The All Country World Index excluding the US is up 5% YTD, the $EZU (Eurozone ETF) is up 12% YTD while the $EEM (emerging markets ETF) is up 3% YTD. The EU and China are likely to be tougher tariff negotiations given the export disparity is much closer than for Canada and Mexico but these regional ETFs are clearly doing better than the S&P. Again, this does not lend credence to tariff uncertainty being the only issue for the US stock market.
In addition, $KWEB (the China internet ETF) is up 18% YTD versus the 20% decline for the Magnificent 7 so this is not hatred for tech stocks in general. The emergence of DeepSeek in China earlier this year, low relative valuations and multi-year avoidance of this sector by investors has certainly been a more important factor.

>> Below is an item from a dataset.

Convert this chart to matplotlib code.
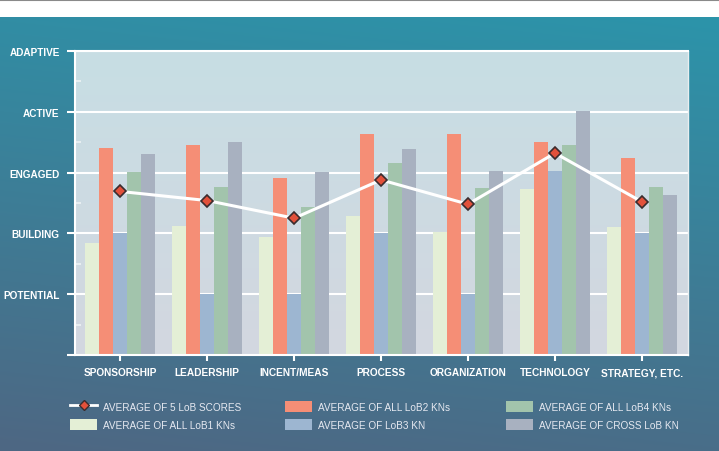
import numpy as np
import matplotlib
matplotlib.use('Agg')
import matplotlib.pyplot as plt
from matplotlib.patches import Patch
from matplotlib.lines import Line2D
from matplotlib.colors import to_rgb

plt.rcParams['font.family'] = ['Liberation Sans', 'DejaVu Sans']

# 数据
categories = ['SPONSORSHIP', 'LEADERSHIP', 'INCENT/MEAS', 'PROCESS',
              'ORGANIZATION', 'TECHNOLOGY', 'STRATEGY, ETC.']
level_labels = ['', 'POTENTIAL', 'BUILDING', 'ENGAGED', 'ACTIVE', 'ADAPTIVE']

lob1 = [1.84, 2.12, 1.94, 2.28, 2.03, 2.73, 2.10]
lob2 = [3.41, 3.45, 2.91, 3.64, 3.64, 3.51, 3.24]
lob3 = [2.01, 1.01, 1.01, 2.01, 1.01, 3.02, 2.01]
lob4 = [3.01, 2.76, 2.43, 3.15, 2.74, 3.45, 2.76]
cross = [3.30, 3.51, 3.01, 3.39, 3.02, 4.01, 2.63]
avg5 = [2.69, 2.54, 2.25, 2.88, 2.48, 3.32, 2.52]

series_labels = ['AVERAGE OF ALL LoB1 KNs', 'AVERAGE OF ALL LoB2 KNs',
                 'AVERAGE OF LoB3 KN', 'AVERAGE OF ALL LoB4 KNs',
                 'AVERAGE OF CROSS LoB KN']
avg_label = 'AVERAGE OF 5 LoB SCORES'

COLORS = ['#E4EFD6', '#F58E76', '#9DB6D1', '#A2C4AC', '#A8B1C0']
MARKER_FACE = '#E2513B'
MARKER_EDGE = '#3A2C2E'


def vgrad(top, bottom, n=256):
    t = np.linspace(0, 1, n)[:, None]
    a, b = np.array(to_rgb(top)), np.array(to_rgb(bottom))
    return a[None, :] * (1 - t[..., None]) + b[None, :] * t[..., None]


fig = plt.figure(figsize=(7.19, 4.52), dpi=100, facecolor='white')

# 背景渐变（青色 -> 灰蓝）
bg = fig.add_axes([0, 0, 1, 1], zorder=-10)
bg.set_xlim(0, 1)
bg.set_ylim(0, 1)
bg.axis('off')
h, w = 200, 200
vv = np.linspace(0, 1, h)[:, None]
hh = np.linspace(0, 1, w)[None, :]
t = np.clip(vv * 0.85 + (1 - hh) * 0.15, 0, 1)
top_c, bot_c = np.array(to_rgb('#2C94AA')), np.array(to_rgb('#4E6783'))
img = top_c[None, None, :] * (1 - t[..., None]) + bot_c[None, None, :] * t[..., None]
bg.imshow(img, extent=(0, 1, 0, 1 - 18 / 452), aspect='auto', origin='upper')
bg.axhline(1 - 1 / 452, color='#8A8A8A', lw=1.5)

# 主图
ax = fig.add_axes([75 / 719, 1 - 356 / 452, (688 - 75) / 719, (356 - 52) / 452])
x = np.arange(len(categories))
xlim = (-0.52, 6.53)
ax.set_xlim(*xlim)
ax.set_ylim(0, 5)
ax.imshow(vgrad('#C7DEE4', '#D3D7E0'), extent=(xlim[0], xlim[1], 0, 5),
          aspect='auto', zorder=-1, origin='upper')

bw = 0.16
for i, (vals, c) in enumerate(zip([lob1, lob2, lob3, lob4, cross], COLORS)):
    ax.bar(x + (i - 2) * bw, vals, width=bw, color=c, zorder=2, linewidth=0)

ax.plot(x, avg5, color='white', lw=2.2, marker='D', ms=6,
        mfc=MARKER_FACE, mec=MARKER_EDGE, mew=1.2, zorder=5)

ax.set_yticks(range(6))
ax.set_yticklabels(level_labels)
ax.set_yticks(np.arange(0.5, 5, 1), minor=True)
ax.set_xticks(x)
ax.set_xticklabels(categories)
ax.grid(axis='y', color='white', lw=1.5)
ax.set_axisbelow(True)
ax.grid(axis='x', visible=False)

for side in ['left', 'bottom', 'top']:
    ax.spines[side].set_color('white')
    ax.spines[side].set_linewidth(1.5)
ax.spines['right'].set_color('#E8EEF0')
ax.spines['right'].set_linewidth(1.0)

ax.tick_params(axis='y', which='major', direction='out', length=6, width=1.5,
               color='white', pad=5, labelsize=7.2, labelcolor='white')
ax.tick_params(axis='y', which='minor', direction='in', length=4, width=1.2,
               color='#EEF3F5')
ax.tick_params(axis='x', direction='out', length=4, width=1.5, color='white',
               pad=5, labelsize=7.3, labelcolor='white')
for lab in ax.get_xticklabels() + ax.get_yticklabels():
    lab.set_fontweight('bold')

# 图例：三列分别放置
handles = [Line2D([0], [0], color='white', lw=2, marker='D', ms=5,
                  mfc=MARKER_FACE, mec=MARKER_EDGE, mew=1)]
handles += [Patch(facecolor=c, edgecolor='none') for c in COLORS]
labels = [avg_label] + series_labels
col_x = [0.085, 0.384, 0.691]
for k, cx in enumerate(col_x):
    fig.legend(handles[2 * k:2 * k + 2], labels[2 * k:2 * k + 2], ncol=1,
               loc='upper left', bbox_to_anchor=(cx, 0.131), frameon=False,
               fontsize=7.2, labelcolor='#E6E9F1', handlelength=2.7,
               handleheight=1.4, handletextpad=0.6, labelspacing=0.66,
               borderpad=0.4)

fig.savefig('out.png', dpi=100, facecolor='white')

Looking forward, I think tariffs will ultimately sort themselves out given no foreign country wants to lose access to US consumers which are about one sixth of global GDP. The % of US exports to Canada/Mexico is 16-17% while for them it is ~80% to US. China to US is 16% while US to China is 7%. But EU to US of 20% is only slightly higher than US to EU of 17% which may make that the toughest of the tariff negotiations.
As for AI capex digestion, spending for the biggest companies is forecasted to grow at mid-single digits sequentially during the first half of 2025 versus growing in the mid-teens in 2024. This is based on company capex forecasts following Q4 results. I also believe AI hardware demand is overstated right now from foreign countries trying to get in front of export controls. This adds risk to forward guidance.
But even during the 49% S&P decline over 31 months following the internet bubble bursting, the S&P rallied seven times by 14% on average despite the recession in 2001. Any type of improvement in the tariff landscape could certainly spur a rally near-term. But with earnings season looming in a couple of weeks, I would see how stocks react to earnings cuts. Overall market valuations are still high and stocks are going down on bad earnings guidance despite their selloffs year-to-date. $RH declining by 40% today in reaction to earnings despite low expectations is certainly not what I want to see.
When I did my 2025 forecast, I started and ended my writeup with the following quote: “It is not the strongest nor the most intelligent of species that survives, but the one that is most adaptable to change.” – Charles Darwin. This is still how I am thinking about 2025 with all the changes I expect (on a daily basis in the near-term) in governmental policy between now and the end of the year.